Figure 12 Schematic figure presenting our hypothesis.

4 Conclusions

Aerosol measurements were taken using SMPS and OPC at Syowa Station, Antarctica, in 2004–2006. Aerosol size distributions were found to have mono-, bi-, tri-, and quad-modal distributions during our measurement period. The mono-modal distribution was dominant under strong wind conditions during May–August. The bi-modal distribution was identified through the year. Tri-modal and quad-modal distributions were observed mostly during September–April. Seasonal features of N_5–10 and J₅ imply that NPF identified at Syowa Station was associated with UV enhancement by ozone hole existence in spring, maximum of solar radiation in summer, and minimum of sea-ice extent in February–March. In addition, NPF occurs in FT during spring and fall and in the FT and boundary layer during summer. Additionally, spring NPF and particle growth are linked to cloud properties during summer.

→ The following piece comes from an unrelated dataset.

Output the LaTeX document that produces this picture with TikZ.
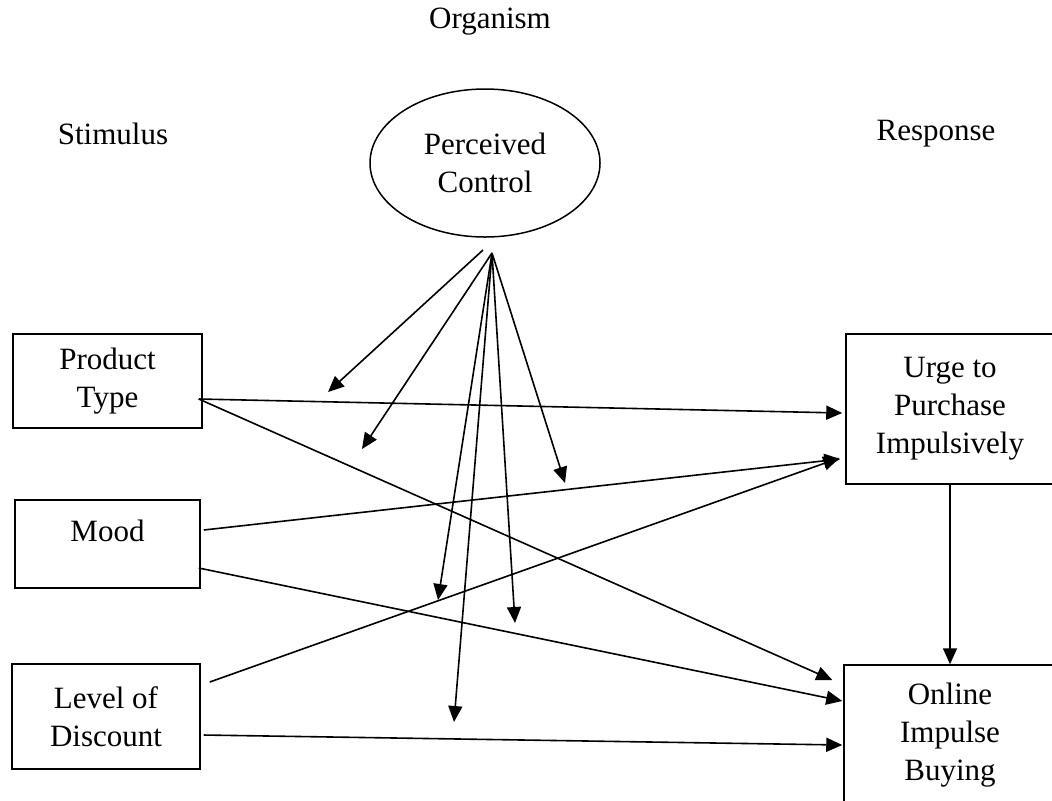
\documentclass[tikz,border=0pt]{standalone}
\usepackage{fontspec}
\setmainfont{Liberation Serif}
\usepackage{tikz}
\usetikzlibrary{calc,shapes.geometric,arrows.meta}
\tikzset{
    varbox/.style={draw, line width=0.75pt, align=center, inner sep=0pt,
        font=\fontsize{15.5}{19}\selectfont},
    heading/.style={font=\fontsize{15.5}{19}\selectfont},
    arr/.style={line width=0.8pt, -{Triangle[length=8pt,width=7pt]}},
}

\begin{document}
\begin{tikzpicture}[x=0.5pt,y=0.5pt,yscale=-1,xscale=1]
		\useasboundingbox (0,0) rectangle (1052,800);
		
		% Headings
		\node [heading] (organism) at (490,22) {Organism};
		\node [heading] (stimulus) at (113,134) {Stimulus};
		\node [heading] (response) at (936,134) {Response};
		
		% Moderator
		\node [varbox, ellipse, minimum width=115pt, minimum height=74pt] (pc) at (485,163) {Perceived\\Control};
		
		% Stimulus boxes
		\node [varbox, minimum width=94.5pt, minimum height=47pt] (pt) at (107.5,381) {Product\\Type};
		\node [varbox, minimum width=92.5pt, minimum height=44pt] (mood) at (107.5,544) {Mood\\[-11pt]\strut};
		\node [varbox, minimum width=94pt, minimum height=52.5pt] (lod) at (106,716.5) {Level of\\Discount};
		
		% Response boxes
		\node [varbox, minimum width=104pt, minimum height=75pt] (urge) at (950,409) {Urge to\\Purchase\\Impulsively};
		\node [varbox, minimum width=106pt, minimum height=70pt] (oib) at (950,735) {Online\\Impulse\\Buying};
		
		% Stimulus -> response
		\draw [arr] ($(pt.east)+(-4,18)$) -- ($(urge.west)+(-3,4)$);
		\draw [arr] ($(pt.east)+(-4,18)$) -- ($(oib.west)+(-11,-55)$);
		\draw [arr] ($(mood.east)+(3,-14)$) -- ($(urge.west)+(-5,50)$);
		\draw [arr] ($(mood.east)+(-2,24)$) -- ($(oib.west)+(-1,-34)$);
		\draw [arr] ($(lod.east)+(9,-34.5)$) -- ($(urge.west)+(-6,49)$);
		\draw [arr] ($(lod.east)+(3,18.5)$) -- ($(oib.west)+(-1,10)$);
		\draw [arr] (urge.south) -- (oib.north);
		
		% Moderating arrows
		\coordinate (src) at (492,253);
		\draw [arr] ($(src)+(-9,-3)$) -- (328,392);
		\foreach \tx/\ty in {362/449, 565/483, 438/600, 515/623, 454/722}
		\draw [arr] (src) -- (\tx,\ty);
		
\end{tikzpicture}
\end{document}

We obtained direct evidence indicating that spring UV enhancement by the ozone hole engendered spring NPF and growth in the Antarctic FT. With ozone hole recovery (Solomon et al., 2016; Kuttippurath et al., 2017), aerosol properties and populations might be modified for the next several decades. Consequently, indirect effects on atmospheric radiation budgets and climate change in the Antarctic regions during the summer can revert to levels that prevailed before the ozone hole existence. More aerosol measurements must be taken in Antarctic regions to monitor these trends and future effects.